WHAT THE TASK REQUIRES: Write out each line that follows exactly as it stands, without the pictures.

SOURCE RECORDS:
════════════════

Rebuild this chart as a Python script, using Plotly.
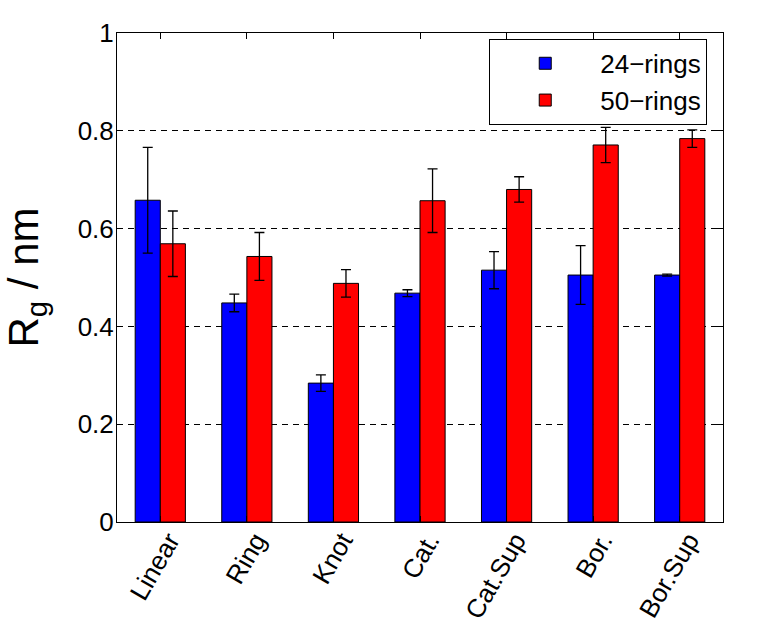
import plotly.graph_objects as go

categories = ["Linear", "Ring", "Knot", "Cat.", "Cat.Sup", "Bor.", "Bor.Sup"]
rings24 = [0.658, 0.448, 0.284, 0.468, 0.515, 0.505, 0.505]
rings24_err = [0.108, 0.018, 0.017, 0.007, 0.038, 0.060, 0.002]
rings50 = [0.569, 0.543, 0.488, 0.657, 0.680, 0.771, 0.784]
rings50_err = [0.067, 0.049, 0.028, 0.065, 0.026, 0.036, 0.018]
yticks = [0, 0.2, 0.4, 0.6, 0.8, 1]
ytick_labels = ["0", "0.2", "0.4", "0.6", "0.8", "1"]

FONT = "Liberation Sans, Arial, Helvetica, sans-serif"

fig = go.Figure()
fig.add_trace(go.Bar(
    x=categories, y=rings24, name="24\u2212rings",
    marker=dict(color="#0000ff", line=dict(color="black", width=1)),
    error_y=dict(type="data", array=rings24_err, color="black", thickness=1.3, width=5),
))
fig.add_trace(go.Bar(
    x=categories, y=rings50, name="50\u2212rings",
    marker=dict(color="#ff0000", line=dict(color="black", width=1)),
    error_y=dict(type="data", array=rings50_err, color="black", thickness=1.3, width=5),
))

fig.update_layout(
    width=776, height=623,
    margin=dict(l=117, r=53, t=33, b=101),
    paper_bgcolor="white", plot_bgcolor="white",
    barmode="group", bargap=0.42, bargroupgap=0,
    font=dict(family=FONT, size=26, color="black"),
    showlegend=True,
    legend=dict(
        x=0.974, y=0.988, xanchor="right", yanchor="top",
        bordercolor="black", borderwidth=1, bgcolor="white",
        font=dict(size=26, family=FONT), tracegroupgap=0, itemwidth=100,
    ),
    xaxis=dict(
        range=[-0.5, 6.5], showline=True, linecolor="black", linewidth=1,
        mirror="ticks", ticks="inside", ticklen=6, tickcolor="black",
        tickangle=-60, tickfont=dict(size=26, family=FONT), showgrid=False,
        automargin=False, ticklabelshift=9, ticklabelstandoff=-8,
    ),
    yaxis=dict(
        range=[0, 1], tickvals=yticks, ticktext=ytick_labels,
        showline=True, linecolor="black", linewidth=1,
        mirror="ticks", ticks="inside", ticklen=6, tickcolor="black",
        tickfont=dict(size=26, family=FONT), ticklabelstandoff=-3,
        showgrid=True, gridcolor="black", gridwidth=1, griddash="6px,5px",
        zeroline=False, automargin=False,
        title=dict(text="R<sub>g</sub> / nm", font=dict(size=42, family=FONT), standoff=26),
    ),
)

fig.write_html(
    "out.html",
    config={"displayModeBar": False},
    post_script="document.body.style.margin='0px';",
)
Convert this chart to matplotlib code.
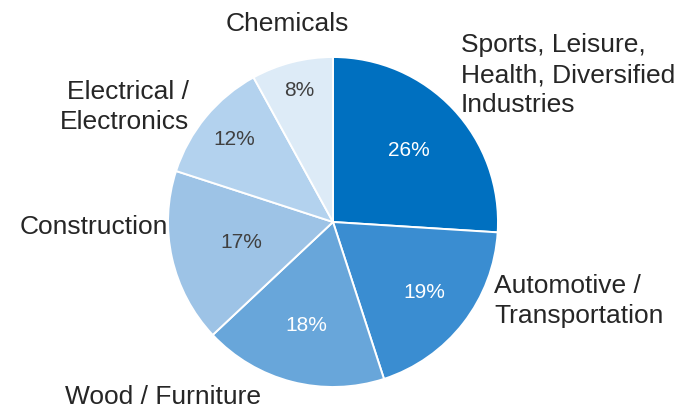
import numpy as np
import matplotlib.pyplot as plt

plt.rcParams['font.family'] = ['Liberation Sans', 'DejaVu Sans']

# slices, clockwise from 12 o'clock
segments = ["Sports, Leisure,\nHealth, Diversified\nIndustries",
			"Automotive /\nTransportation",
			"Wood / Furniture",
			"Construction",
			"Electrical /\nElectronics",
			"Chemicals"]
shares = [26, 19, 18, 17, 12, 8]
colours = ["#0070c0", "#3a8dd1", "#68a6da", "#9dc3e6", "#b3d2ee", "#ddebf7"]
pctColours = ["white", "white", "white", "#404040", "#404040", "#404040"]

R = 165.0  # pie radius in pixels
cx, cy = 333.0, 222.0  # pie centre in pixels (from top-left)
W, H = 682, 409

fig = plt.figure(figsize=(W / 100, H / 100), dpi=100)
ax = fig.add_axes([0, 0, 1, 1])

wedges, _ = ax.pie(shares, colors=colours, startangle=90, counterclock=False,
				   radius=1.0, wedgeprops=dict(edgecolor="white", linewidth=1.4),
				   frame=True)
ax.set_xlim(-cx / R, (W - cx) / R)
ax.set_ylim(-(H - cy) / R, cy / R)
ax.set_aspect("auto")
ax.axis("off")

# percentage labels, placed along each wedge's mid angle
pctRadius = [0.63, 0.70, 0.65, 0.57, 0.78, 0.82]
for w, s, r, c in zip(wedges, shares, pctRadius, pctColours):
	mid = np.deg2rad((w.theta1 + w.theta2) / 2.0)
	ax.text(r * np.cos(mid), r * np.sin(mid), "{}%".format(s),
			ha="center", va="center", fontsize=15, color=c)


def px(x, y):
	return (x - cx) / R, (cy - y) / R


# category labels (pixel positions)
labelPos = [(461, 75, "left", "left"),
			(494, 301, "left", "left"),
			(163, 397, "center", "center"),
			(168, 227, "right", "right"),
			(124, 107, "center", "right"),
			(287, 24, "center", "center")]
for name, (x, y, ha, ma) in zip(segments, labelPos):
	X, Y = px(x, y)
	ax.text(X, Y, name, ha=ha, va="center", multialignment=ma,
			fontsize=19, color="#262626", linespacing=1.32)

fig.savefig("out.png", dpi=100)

════════════════

SOLUTION TO THIS EXERCISE:
Rebuild this chart as a Python script, using Plotly.
import plotly.graph_objects as go

categories = ["Linear", "Ring", "Knot", "Cat.", "Cat.Sup", "Bor.", "Bor.Sup"]
rings24 = [0.658, 0.448, 0.284, 0.468, 0.515, 0.505, 0.505]
rings24_err = [0.108, 0.018, 0.017, 0.007, 0.038, 0.060, 0.002]
rings50 = [0.569, 0.543, 0.488, 0.657, 0.680, 0.771, 0.784]
rings50_err = [0.067, 0.049, 0.028, 0.065, 0.026, 0.036, 0.018]
yticks = [0, 0.2, 0.4, 0.6, 0.8, 1]
ytick_labels = ["0", "0.2", "0.4", "0.6", "0.8", "1"]

FONT = "Liberation Sans, Arial, Helvetica, sans-serif"

fig = go.Figure()
fig.add_trace(go.Bar(
    x=categories, y=rings24, name="24\u2212rings",
    marker=dict(color="#0000ff", line=dict(color="black", width=1)),
    error_y=dict(type="data", array=rings24_err, color="black", thickness=1.3, width=5),
))
fig.add_trace(go.Bar(
    x=categories, y=rings50, name="50\u2212rings",
    marker=dict(color="#ff0000", line=dict(color="black", width=1)),
    error_y=dict(type="data", array=rings50_err, color="black", thickness=1.3, width=5),
))

fig.update_layout(
    width=776, height=623,
    margin=dict(l=117, r=53, t=33, b=101),
    paper_bgcolor="white", plot_bgcolor="white",
    barmode="group", bargap=0.42, bargroupgap=0,
    font=dict(family=FONT, size=26, color="black"),
    showlegend=True,
    legend=dict(
        x=0.974, y=0.988, xanchor="right", yanchor="top",
        bordercolor="black", borderwidth=1, bgcolor="white",
        font=dict(size=26, family=FONT), tracegroupgap=0, itemwidth=100,
    ),
    xaxis=dict(
        range=[-0.5, 6.5], showline=True, linecolor="black", linewidth=1,
        mirror="ticks", ticks="inside", ticklen=6, tickcolor="black",
        tickangle=-60, tickfont=dict(size=26, family=FONT), showgrid=False,
        automargin=False, ticklabelshift=9, ticklabelstandoff=-8,
    ),
    yaxis=dict(
        range=[0, 1], tickvals=yticks, ticktext=ytick_labels,
        showline=True, linecolor="black", linewidth=1,
        mirror="ticks", ticks="inside", ticklen=6, tickcolor="black",
        tickfont=dict(size=26, family=FONT), ticklabelstandoff=-3,
        showgrid=True, gridcolor="black", gridwidth=1, griddash="6px,5px",
        zeroline=False, automargin=False,
        title=dict(text="R<sub>g</sub> / nm", font=dict(size=42, family=FONT), standoff=26),
    ),
)

fig.write_html(
    "out.html",
    config={"displayModeBar": False},
    post_script="document.body.style.margin='0px';",
)
Convert this chart to matplotlib code.
import numpy as np
import matplotlib.pyplot as plt

plt.rcParams['font.family'] = ['Liberation Sans', 'DejaVu Sans']

# slices, clockwise from 12 o'clock
segments = ["Sports, Leisure,\nHealth, Diversified\nIndustries",
			"Automotive /\nTransportation",
			"Wood / Furniture",
			"Construction",
			"Electrical /\nElectronics",
			"Chemicals"]
shares = [26, 19, 18, 17, 12, 8]
colours = ["#0070c0", "#3a8dd1", "#68a6da", "#9dc3e6", "#b3d2ee", "#ddebf7"]
pctColours = ["white", "white", "white", "#404040", "#404040", "#404040"]

R = 165.0  # pie radius in pixels
cx, cy = 333.0, 222.0  # pie centre in pixels (from top-left)
W, H = 682, 409

fig = plt.figure(figsize=(W / 100, H / 100), dpi=100)
ax = fig.add_axes([0, 0, 1, 1])

wedges, _ = ax.pie(shares, colors=colours, startangle=90, counterclock=False,
				   radius=1.0, wedgeprops=dict(edgecolor="white", linewidth=1.4),
				   frame=True)
ax.set_xlim(-cx / R, (W - cx) / R)
ax.set_ylim(-(H - cy) / R, cy / R)
ax.set_aspect("auto")
ax.axis("off")

# percentage labels, placed along each wedge's mid angle
pctRadius = [0.63, 0.70, 0.65, 0.57, 0.78, 0.82]
for w, s, r, c in zip(wedges, shares, pctRadius, pctColours):
	mid = np.deg2rad((w.theta1 + w.theta2) / 2.0)
	ax.text(r * np.cos(mid), r * np.sin(mid), "{}%".format(s),
			ha="center", va="center", fontsize=15, color=c)


def px(x, y):
	return (x - cx) / R, (cy - y) / R


# category labels (pixel positions)
labelPos = [(461, 75, "left", "left"),
			(494, 301, "left", "left"),
			(163, 397, "center", "center"),
			(168, 227, "right", "right"),
			(124, 107, "center", "right"),
			(287, 24, "center", "center")]
for name, (x, y, ha, ma) in zip(segments, labelPos):
	X, Y = px(x, y)
	ax.text(X, Y, name, ha=ha, va="center", multialignment=ma,
			fontsize=19, color="#262626", linespacing=1.32)

fig.savefig("out.png", dpi=100)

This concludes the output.